On a closing note to this orange-colored month, several sweet readers have inquired about the status of my ol’ orange hellcat, Boo: This time last year, I waxed wanly about having found an abandoned little orange kitten 18 years previous out on the torn-up train tracks (now called The Katy Trail) abutting my apartment — the only outside world Boo had ever known to exist since was whatever he could peer over and glimpse down upon from his soothing, sunshiny spot atop our balcony. Yet, now suddenly, in Boo’s dotage, we had to move temporarily.

“Temporary” be damned — any displacement rolls The Reaper’s dice when dealing with a 104-year-old housepet: diabetic, arthritic, deaf, blind and incontinent, was Boo ultimately coaxed, confusedly, into his carrier (with a little help from the Bumblebee tuna) one late October’s night last year, to our short-term digs and most certainly his ultimate demise: Adaptation is only for the young and the strong.

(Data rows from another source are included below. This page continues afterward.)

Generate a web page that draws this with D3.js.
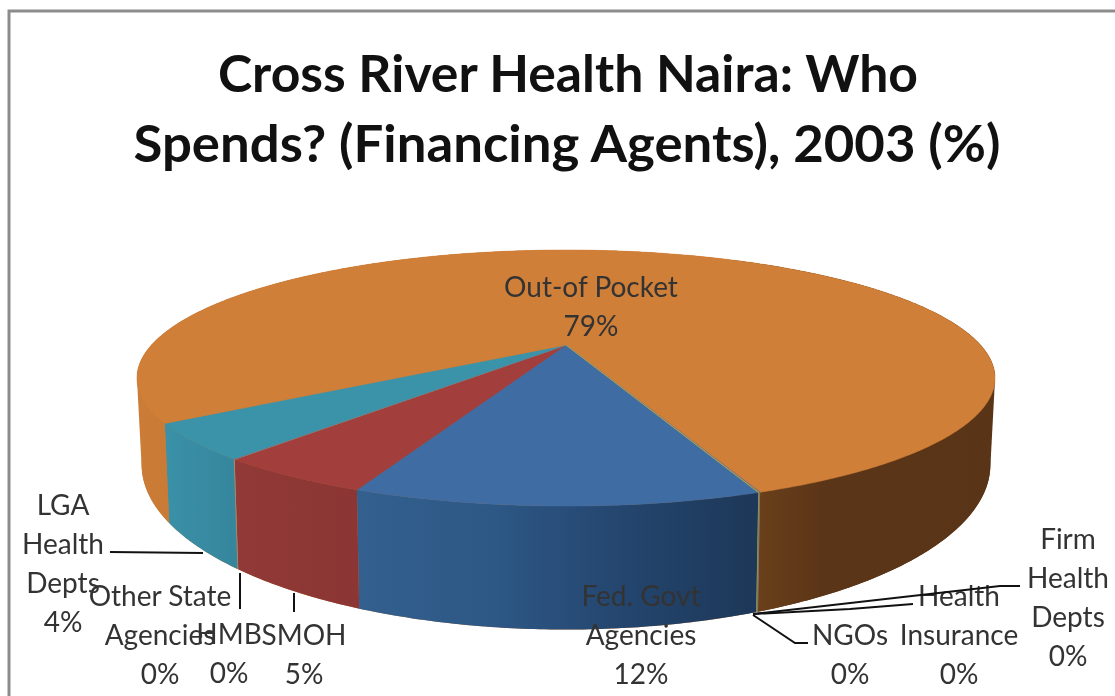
<!DOCTYPE html>
<html>
<head>
<meta charset="utf-8">
<script src="https://cdn.jsdelivr.net/npm/d3@7"></script>
<style>
  html, body { margin: 0; padding: 0; background: #fff; }
  svg { display: block; filter: blur(0.5px); }
  text { font-family: Lato, "Open Sans", sans-serif; }
</style>
</head>
<body>
<div id="chart"></div>
<script>
// Values, clockwise from the front right edge of the blue slice
const agents = ['Fed.  Govt Agencies', 'SMOH', 'HMB', 'Other State Agencies', 'LGA Health Depts',
    'Out-of Pocket', 'Firm Health Depts', 'Health Insurance', 'NGOs'];
const shares = [12.0, 4.8, 0.02, 0.02, 4.4, 78.7, 0.02, 0.02, 0.02];
const topColors = ['#3f6ca3', '#a23e3b', '#9bb85a', '#7d5fa0', '#3b93a9', '#d07f38', '#4a7ebb', '#c0504d', '#9bbb59'];
const titleLines = ['Cross River Health Naira: Who', 'Spends? (Financing Agents), 2003 (%)'];

const width = 1115, height = 696;

// Pie geometry, a disc seen in perspective. The lower rim has its own fit
const persp = 0.258;
const topDisc = { x: 566, y: 345, rx: 414.5, ry: 119.5 };
const lowDisc = { x: 566, y: 422, rx: 410, ry: 154 };
const startAngle = 159.4 * Math.PI / 180;

const svg = d3.select('#chart').append('svg')
    .attr('width', width)
    .attr('height', height);
const defs = svg.append('defs');

const project = (angle, disc) => {
    const u = Math.sin(angle), v = -Math.cos(angle);
    const w = 1 - persp * v;
    const xScale = d3.scaleLinear().domain([-1, 1]).range([-disc.rx, disc.rx]);
    const yScale = d3.scaleLinear().domain([-1, 1]).range([-disc.ry, disc.ry]);
    return [disc.x + xScale(u) / w, disc.y + yScale(v) / w];
};

const pie = d3.pie().sort(null)
    .startAngle(startAngle)
    .endAngle(startAngle + 2 * Math.PI);
const slices = pie(shares);
const line = d3.line().curve(d3.curveLinear);

const rimAngles = (d) => {
    const n = Math.max(2, Math.ceil((d.endAngle - d.startAngle) / 0.01));
    return d3.range(n + 1).map(i => d.startAngle + (d.endAngle - d.startAngle) * i / n);
};

// Shading of the outer wall, left to right along the pie
const gradient = (id, stops, x0, x1) => {
    const g = defs.append('linearGradient')
        .attr('id', id)
        .attr('gradientUnits', 'userSpaceOnUse')
        .attr('x1', x0).attr('x2', x1).attr('y1', 0).attr('y2', 0);
    stops.forEach(s => g.append('stop')
        .attr('offset', s[0])
        .attr('stop-color', s[1]));
};
gradient('wallOrange', [[0, '#cb7c37'], [0.1, '#c67934'], [0.69, '#c67934'], [0.7, '#6f431c'],
    [0.8, '#5b3517'], [1, '#5a3416']], 137, 995);
gradient('wallBlue', [[0, '#33608f'], [0.35, '#2d5785'], [0.7, '#23446c'], [1, '#1d3858']], 355, 755);
gradient('wallRed', [[0, '#913a38'], [1, '#8b3634']], 230, 360);
gradient('wallTeal', [[0, '#3a91a8'], [1, '#35859b']], 165, 240);

const wallFill = ['url(#wallBlue)', 'url(#wallRed)', '#999', '#999', 'url(#wallTeal)', 'url(#wallOrange)', '#888', '#888', '#9bb85a'];

// Outline of the whole drum, so the sides run straight between the two rims
const rimAll = d3.range(0, 2 * Math.PI, 0.01);
const hull = d3.polygonHull(rimAll.map(a => project(a, topDisc)).concat(rimAll.map(a => project(a, lowDisc))));
svg.append('path')
    .attr('d', line(hull) + 'Z')
    .attr('fill', 'url(#wallOrange)');

const walls = svg.append('g').attr('class', 'walls');
walls.selectAll('path')
    .data(slices)
    .enter()
    .append('path')
    .attr('d', d => {
        const as = rimAngles(d);
        const pts = as.map(a => project(a, topDisc))
            .concat(as.slice().reverse().map(a => project(a, lowDisc)));
        return line(pts) + 'Z';
    })
    .attr('fill', (d, i) => wallFill[i]);

// Top faces go over the walls
const tops = svg.append('g').attr('class', 'tops');
tops.selectAll('path')
    .data(slices)
    .enter()
    .append('path')
    .attr('d', d => {
        const pts = rimAngles(d).map(a => project(a, topDisc));
        return line([[topDisc.x, topDisc.y]].concat(pts)) + 'Z';
    })
    .attr('fill', (d, i) => topColors[i])
    .attr('stroke', (d, i) => topColors[i])
    .attr('stroke-width', 0.5);

// Frame, the right and lower sides are cut off in the reference
svg.append('path')
    .attr('d', `M9,696V11H${width}`)
    .attr('fill', 'none')
    .attr('stroke', '#8c8c8c')
    .attr('stroke-width', 3);

// Title
svg.append('g').selectAll('text')
    .data(titleLines)
    .enter()
    .append('text')
    .attr('x', (d, i) => [568, 567][i])
    .attr('y', (d, i) => [92, 162][i])
    .attr('text-anchor', 'middle')
    .attr('font-size', 52)
    .attr('font-weight', 700)
    .attr('textLength', (d, i) => [700, 867][i])
    .attr('lengthAdjust', 'spacingAndGlyphs')
    .attr('fill', '#111')
    .text(d => d);

// Label layout, same order as agents
const labelLayout = [
    { x: 641, y: 606, lines: ['Fed.  Govt', 'Agencies'] },
    { x: 304, y: 645, lines: ['SMOH'] },
    { x: 229, y: 644, lines: ['HMB'] },
    { x: 160, y: 606, lines: ['Other State', 'Agencies'] },
    { x: 63, y: 515, lines: ['LGA', 'Health', 'Depts'] },
    { x: 591, y: 297, lines: ['Out-of Pocket'] },
    { x: 1068, y: 549, lines: ['Firm', 'Health', 'Depts'] },
    { x: 959, y: 606, lines: ['Health', 'Insurance'] },
    { x: 850, y: 645, lines: ['NGOs'] }
];

const labels = svg.append('g').attr('class', 'labels');
labelLayout.forEach((l, i) => {
    const rows = l.lines.concat(d3.format('.0f')(shares[i]) + '%');
    labels.append('text')
        .attr('text-anchor', 'middle')
        .attr('font-size', 28)
        .attr('fill', '#333')
        .selectAll('tspan')
        .data(rows)
        .enter()
        .append('tspan')
        .attr('x', l.x)
        .attr('y', (d, j) => l.y + j * 39)
        .text(d => d);
});

// Leader lines
const leaders = [
    [[110, 552], [203, 553]],
    [[240, 573], [240, 609]],
    [[294, 593], [294, 612]],
    [[753, 615], [795, 643], [808, 643]],
    [[753, 614], [850, 609], [913, 604]],
    [[753, 614], [1000, 586], [1020, 586]]
];
svg.append('g').selectAll('path')
    .data(leaders)
    .enter()
    .append('path')
    .attr('d', d => line(d))
    .attr('fill', 'none')
    .attr('stroke', '#111')
    .attr('stroke-width', 2);
</script>
</body>
</html>
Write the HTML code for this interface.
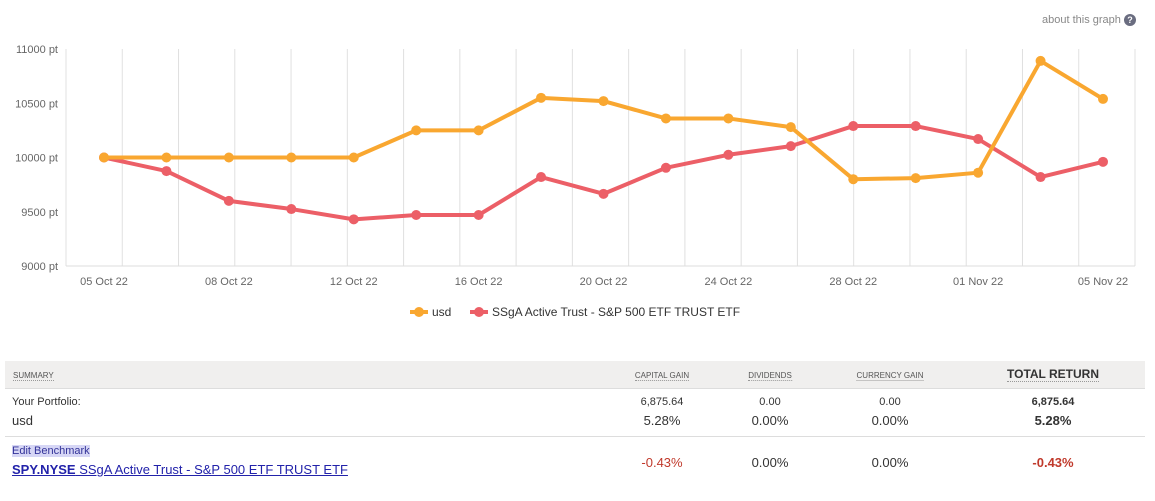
<!DOCTYPE html>
<html><head><meta charset="utf-8">
<style>
body{margin:0;width:1155px;height:501px;background:#fff;font-family:"Liberation Sans",sans-serif;overflow:hidden;position:relative}
.abs{position:absolute}
.tbl{position:absolute;left:5px;top:361px;width:1140px}
.hdr{height:27px;background:#f0efee;border-bottom:1px solid #ddd;position:relative}
.hdr span{position:absolute;top:10px;font-size:8px;color:#555;border-bottom:1px dotted #999;transform:translateX(-50%)}
.c{position:absolute;transform:translateX(-50%);text-align:center;white-space:nowrap}
</style></head><body>
<div class="abs" style="left:1042px;top:14px;font-size:11px;color:#888">about this graph <span style="display:inline-block;width:12px;height:12px;border-radius:6px;background:#6a6d80;color:#fff;font-size:9px;text-align:center;line-height:12px;font-weight:bold">?</span></div>
<svg id="chart" class="abs" style="left:0;top:0" width="1155" height="330"></svg>
<div class="tbl">
 <div class="hdr">
  <span style="transform:none;left:8px">SUMMARY</span>
  <span style="left:657px">CAPITAL GAIN</span>
  <span style="left:765px">DIVIDENDS</span>
  <span style="left:885px">CURRENCY GAIN</span>
  <span style="left:1048px;top:6px;font-size:12px;font-weight:bold;color:#333">TOTAL RETURN</span>
 </div>
 <div style="position:relative;height:47px;border-bottom:1px solid #ddd;font-size:13px;color:#333">
  <div class="abs" style="left:7px;top:7px;font-size:11px">Your Portfolio:</div>
  <div class="abs" style="left:7px;top:24px">usd</div>
  <div class="c" style="left:657px;top:7px;font-size:11px">6,875.64</div>
  <div class="c" style="left:657px;top:24px">5.28%</div>
  <div class="c" style="left:765px;top:7px;font-size:11px">0.00</div>
  <div class="c" style="left:765px;top:24px">0.00%</div>
  <div class="c" style="left:885px;top:7px;font-size:11px">0.00</div>
  <div class="c" style="left:885px;top:24px">0.00%</div>
  <div class="c" style="left:1048px;top:7px;font-size:11px;font-weight:bold">6,875.64</div>
  <div class="c" style="left:1048px;top:24px;font-weight:bold">5.28%</div>
 </div>
 <div style="position:relative;height:50px;font-size:13px;color:#333">
  <div class="abs" style="left:7px;top:8px;font-size:11px;color:#333399;background:#d6d6f5">Edit Benchmark</div>
  <div class="abs" style="left:7px;top:25px;color:#2222aa;text-decoration:underline"><b>SPY.NYSE</b> SSgA Active Trust - S&amp;P 500 ETF TRUST ETF</div>
  <div class="c" style="left:657px;top:18px;color:#c0392b">-0.43%</div>
  <div class="c" style="left:765px;top:18px">0.00%</div>
  <div class="c" style="left:885px;top:18px">0.00%</div>
  <div class="c" style="left:1048px;top:18px;color:#c0392b;font-weight:bold">-0.43%</div>
 </div>
</div>
<script>
const categories=["05 Oct 22","06 Oct 22","08 Oct 22","10 Oct 22","12 Oct 22","14 Oct 22","16 Oct 22","18 Oct 22","20 Oct 22","22 Oct 22","24 Oct 22","26 Oct 22","28 Oct 22","30 Oct 22","01 Nov 22","03 Nov 22","05 Nov 22"];
const usdValues=[10000,10000,10000,10000,10000,10250,10250,10550,10520,10360,10360,10280,9800,9810,9860,10890,10540];
const spyValues=[10000,9875,9600,9525,9430,9470,9470,9820,9665,9905,10025,10105,10290,10290,10170,9820,9960];
const yTicks=[9000,9500,10000,10500,11000];
const xTickLabels=["05 Oct 22","08 Oct 22","12 Oct 22","16 Oct 22","20 Oct 22","24 Oct 22","28 Oct 22","01 Nov 22","05 Nov 22"];
const xTickIdx=[0,2,4,6,8,10,12,14,16];
const NS="http://www.w3.org/2000/svg";
const svg=document.getElementById('chart');
const L=66,R=1135,T=49,B=266;
const x=i=>104+i*(1103-104)/(categories.length-1);
const y=v=>B-(v-9000)/2000*(B-T);
function mk(tag,at){const e=document.createElementNS(NS,tag);for(const k in at)e.setAttribute(k,at[k]);svg.appendChild(e);return e;}
for(let k=0;k<=19;k++){const gx=L+k*(R-L)/19;
 const g=mk('line',{x1:gx,x2:gx,y1:T,y2:B,stroke:'#e0e0e0','stroke-width':1});
 
 }
const ax=mk('line',{x1:L,x2:R,y1:B,y2:B,stroke:'#ddd','stroke-width':1});


yTicks.forEach(v=>{const t=mk('text',{x:58,y:y(v)+4,'text-anchor':'end','font-size':11,fill:'#666','font-family':'Liberation Sans'});t.textContent=v+' pt';
 
 });
xTickIdx.forEach((ci,j)=>{const t=mk('text',{x:x(ci),y:285,'text-anchor':'middle','font-size':11,fill:'#666','font-family':'Liberation Sans'});t.textContent=xTickLabels[j];
 
 });
function series(vals,col,name){
 const p=mk('polyline',{points:vals.map((v,i)=>x(i)+','+y(v)).join(' '),fill:'none',stroke:col,'stroke-width':4,'stroke-linejoin':'round'});
 
 
 vals.forEach((v,i)=>{const c=mk('circle',{cx:x(i),cy:y(v),r:5,fill:col});
  
  });
}
series(spyValues,'#ec5f67','spy');
series(usdValues,'#f9a730','usd');
function legend(x0,col,label,name){
 const g=mk('g',{});
 
 
 const l=document.createElementNS(NS,'line');l.setAttribute('x1',x0);l.setAttribute('x2',x0+18);l.setAttribute('y1',312);l.setAttribute('y2',312);l.setAttribute('stroke',col);l.setAttribute('stroke-width',4);g.appendChild(l);
 const c=document.createElementNS(NS,'circle');c.setAttribute('cx',x0+9);c.setAttribute('cy',312);c.setAttribute('r',5);c.setAttribute('fill',col);g.appendChild(c);
 const t=document.createElementNS(NS,'text');t.setAttribute('x',x0+22);t.setAttribute('y',316);t.setAttribute('font-size',12);t.setAttribute('fill','#333');t.setAttribute('font-family','Liberation Sans');t.textContent=label;g.appendChild(t);
}
legend(410,'#f9a730','usd','legend-usd');
legend(470,'#ec5f67','SSgA Active Trust - S&P 500 ETF TRUST ETF','legend-spy');
</script>
</body></html>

Well, the seasons have now come full-cycle again, my old apartment is glittering new again, and, indeed, there were lots of rough patches with more than a few iffy moments, but from his favorite balcony corner up in the sunshine of the only real world he’s ever known, some things that go “Boo!” in the night only force the dark go brighter — lookie, lookie, lucky orange came in! Have a happy Halloween, guys!

P.S. “Yes, I did it. Do you hear me? I’m glad I did it. You dirty, filthy, groveling mongrel! If I have to hang for it, I’m glad I did it!” — Letty Lynton, the first character in cinematic history permitted to murder minus comeuppance, to her former paramour just as she fatally poisons him.